Accounting Basics: What Every Business Owner Needs to Know

Understand the one rule behind all bookkeeping — the accounting equation — and why it matters for your business.

Published January 20, 2026 · Updated April 7, 2026

If you own a business — even a single rental property — you're doing accounting whether you realize it or not. Every time you collect rent, pay a contractor, or transfer money between accounts, you're creating a financial event that needs to be recorded. Accounting is just the system for doing that consistently so you always know where your money is and where it went.

This guide covers the single most important idea in accounting: the accounting equation. Once you understand it, everything else — journal entries, financial reports, chart of accounts — follows naturally.

The accounting equation

All of accounting rests on one rule:

Assets = Liabilities + Equity

That's it. Every transaction your business ever records must keep this equation in balance. If the left side goes up, the right side goes up by the same amount. If you understand this, you understand the foundation of double-entry bookkeeping.

Three cards showing the accounting equation: Assets (cash, accounts receivable, property, equipment) equals Liabilities (mortgage, credit card balance, accounts payable, security deposits) plus Equity (contributions, draws, retained profit).
The accounting equation: everything your business owns, owes, and what's left for the owners.

Let's break down what each term means.

Assets: what your business owns

Assets are things of value that your business controls. If it puts money in your pocket or could be converted to cash, it's probably an asset.

  • Cash in your checking account — the most obvious asset
  • Accounts receivable — money a tenant owes you but hasn't paid yet
  • Property — a rental building you own through your LLC
  • Equipment — tools, appliances, or vehicles used for the business

When your tenant pays rent and you deposit $1,500 into your business checking account, your assets just went up by $1,500.

Liabilities: what your business owes

Liabilities are debts and obligations — money your business owes to someone else.

  • Mortgage — the loan balance on a rental property
  • Credit card balance — charges you haven't paid off yet
  • Accounts payable — a contractor invoice you received but haven't paid
  • Security deposits held — money a tenant gave you that you'll return later

When you charge $200 on your business credit card for supplies, your liabilities went up by $200 (you now owe the card company more).

Equity: what's left for the owners

Equity is the difference between what you own and what you owe. It represents the owner's stake in the business.

Equity = Assets - Liabilities

If your LLC has $50,000 in assets and $30,000 in liabilities, the owners' equity is $20,000. That's the book value of the business.

Equity changes when:

  • Owners contribute money — you deposit personal funds into the business (equity goes up)
  • Owners take draws — you transfer business money to yourself (equity goes down)
  • The business earns profit — revenue minus expenses flows into equity at year-end

Why the equation always balances

Every financial event affects at least two things. That's the core idea behind double-entry bookkeeping — and it's why your books either balance or they don't. There's no middle ground.

Here are three examples:

You collect $1,500 in rent. Your bank account (asset) goes up by $1,500. Your rental revenue goes up by $1,500, which increases equity. Assets went up, equity went up — the equation balances.
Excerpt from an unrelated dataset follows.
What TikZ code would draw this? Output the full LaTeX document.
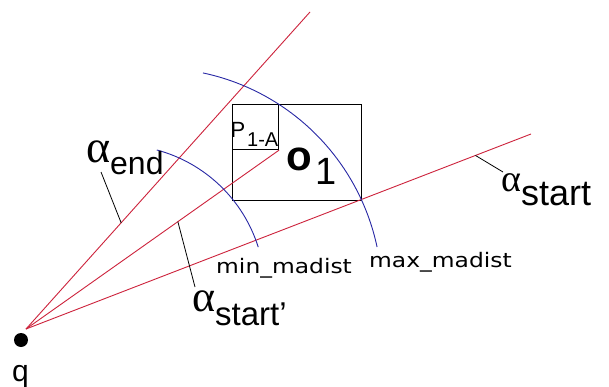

You pay a $200 repair bill with your credit card. Your repair expense goes up by $200 (which decreases equity). Your credit card balance (liability) goes up by $200. Equity went down, liabilities went up — still balanced.

You pay off $500 of your credit card from checking. Your bank account (asset) goes down by $500. Your credit card balance (liability) goes down by $500. Both sides decreased equally — balanced.

Three transaction examples — collecting rent, paying a repair bill, and paying off a credit card — each showing which accounts change and that the equation stays balanced.
Every transaction affects at least two accounts and keeps the equation balanced.

If you can follow these three examples, you already understand how bookkeeping works. The rest is just applying this pattern consistently.

How Twin Owls is organized around this

Twin Owls structures everything around these concepts:

  • Accounts are grouped by type — Assets, Liabilities, Equity, Revenue, and Expenses. Revenue and Expenses are subcategories that feed into Equity through profit and loss.
  • Journal entries are how you record transactions. Each entry has at least two lines that keep the equation balanced — Twin Owls enforces this before you can save.
  • Reports show you the result — the Balance Sheet is literally the accounting equation laid out as a report: assets on one side, liabilities and equity on the other.
Three connected cards showing the flow: Accounts (grouped by type) feed into Journal Entries (balanced debits and credits) which produce Reports (Balance Sheet with asset, liability, and equity bars).
Accounts → Journal Entries → Reports: how Twin Owls maps to the accounting equation.

Key takeaway

Every transaction your business records must keep the accounting equation balanced: Assets = Liabilities + Equity. If you understand that one rule, you understand the foundation of all bookkeeping. Everything in Twin Owls — accounts, journal entries, and reports — is built around enforcing it.